Most importantly for New Zealand, the change in sentiment has not been premised on lazy thinking such as “New Zealand was first to lift rates, so it will also be first to cut them”. Since October, the trio of major data releases covering inflation, the labour market, and GDP have all been at the weaker end of expectations. It’s taken a while for the data to paint a consistent picture, but there are now consistent indications across several data sets that the Reserve Bank’s tightening work is having the desired effect.

But the Bank has been struggling to keep up

We’re left with the dilemma that the mounting market expectation of interest rate cuts sharply contrasts to the tone of last November’s Monetary Policy Statement. The Bank’s hawkishness in that statement surprised analysts, as it focused on the inflationary risks posed by record-high net migration and its possible demand effects across the retail sector and housing market.

Before discarding the Reserve Bank’s viewpoint and running with the market’s expectations of interest rate cuts, it’s important to note that the implied speed of the market’s rate cuts looks overblown. The Reserve Bank will still be uncomfortable about non-tradable inflation sitting at 5.9%pa, with further evidence needed that these domestic price pressures will keep moderating back towards normal.

But the reality is that the Bank’s messaging throughout the last two years has often seemed to be about 3-6 months behind what the market is looking at. The start of interest rate rises and removal of other monetary stimulus took longer than it should have in 2021, with the Bank clinging to the view that inflation was only temporary and needed a limited response well into 2022. It wasn’t until the end of 2022 that the Bank implemented its largest single increase, of 75 basis points, despite calls for a bigger move in the middle of that year. Last November’s statement appears to be erring in the opposite direction – picking up on a theme of inflation risks around immigration that were more worrying in mid-2023, when there had been little sign that the increased number of people was actually boosting capacity in the labour market.

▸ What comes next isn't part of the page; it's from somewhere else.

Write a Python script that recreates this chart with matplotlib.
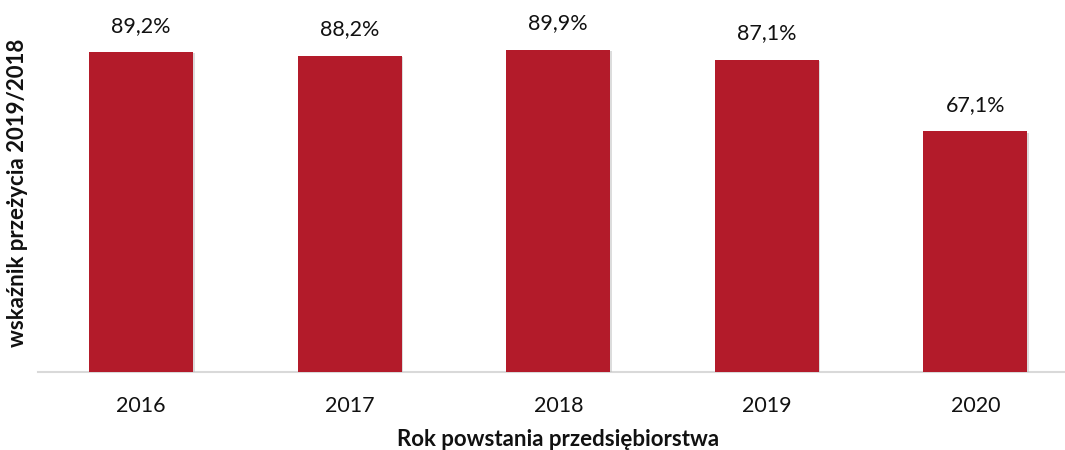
import matplotlib
matplotlib.use("Agg")
import matplotlib.pyplot as plt
import matplotlib.patheffects as pe

years = ["2016", "2017", "2018", "2019", "2020"]
survival = [89.2, 88.2, 89.9, 87.1, 67.1]

plt.rcParams["font.family"] = ["Lato", "DejaVu Sans"]

fig = plt.figure(figsize=(10.65, 4.5), dpi=100)
ax = fig.add_axes([38 / 1065, 1 - 372 / 450, 1 - 38 / 1065, 372 / 450])

bars = ax.bar(range(len(years)), survival, width=0.5, color="#b31b2a", zorder=3)
for b in bars:
    b.set_path_effects([pe.SimplePatchShadow(offset=(1, -1), shadow_rgbFace="#bbbbbb", alpha=0.5), pe.Normal()])

for i, v in enumerate(survival):
    ax.text(i, v + 7.3, f"{v:.1f}%".replace(".", ","), ha="center", va="center",
            fontsize=15.5, color="#111111")

ax.set_xlim(-0.495, 4.43)
ax.set_ylim(0, 103.7)
ax.set_xticks(range(len(years)))
ax.set_xticklabels(years, fontsize=15.5, color="#111111")
ax.set_yticks([])
ax.tick_params(axis="x", length=0, pad=17)
for s in ["top", "right", "left"]:
    ax.spines[s].set_visible(False)
ax.spines["bottom"].set_color("#d9d9d9")
ax.spines["bottom"].set_linewidth(1.5)

fig.text(558 / 1065, 1 - 440 / 450, "Rok powstania przedsiębiorstwa", ha="center", va="center",
         fontsize=16, fontweight="bold", color="#111111")
fig.text(18 / 1065, 1 - 193 / 450, "wskaźnik przeżycia 2019/2018", ha="center", va="center",
         rotation=90, fontsize=16, fontweight="bold", color="#111111")

fig.savefig("out.png", dpi=100)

Right now, the Reserve Bank’s delayed reactions are exacerbated by the extended gap between monetary policy reviews over the New Year period. Perhaps in 2016, when the Bank gave itself an extended summer holiday and scaled back from eight to seven meetings a year, it was counting on the fact that it had only changed interest rates at the January review twice in the previous 16 years. But three months is a long time to hope that nothing significantly affects the economic outlook. It might be appropriate for the Bank to consider reverting to eight reviews per year, even if the January review usually just reassures markets that things are unfolding as had been anticipated prior to Christmas.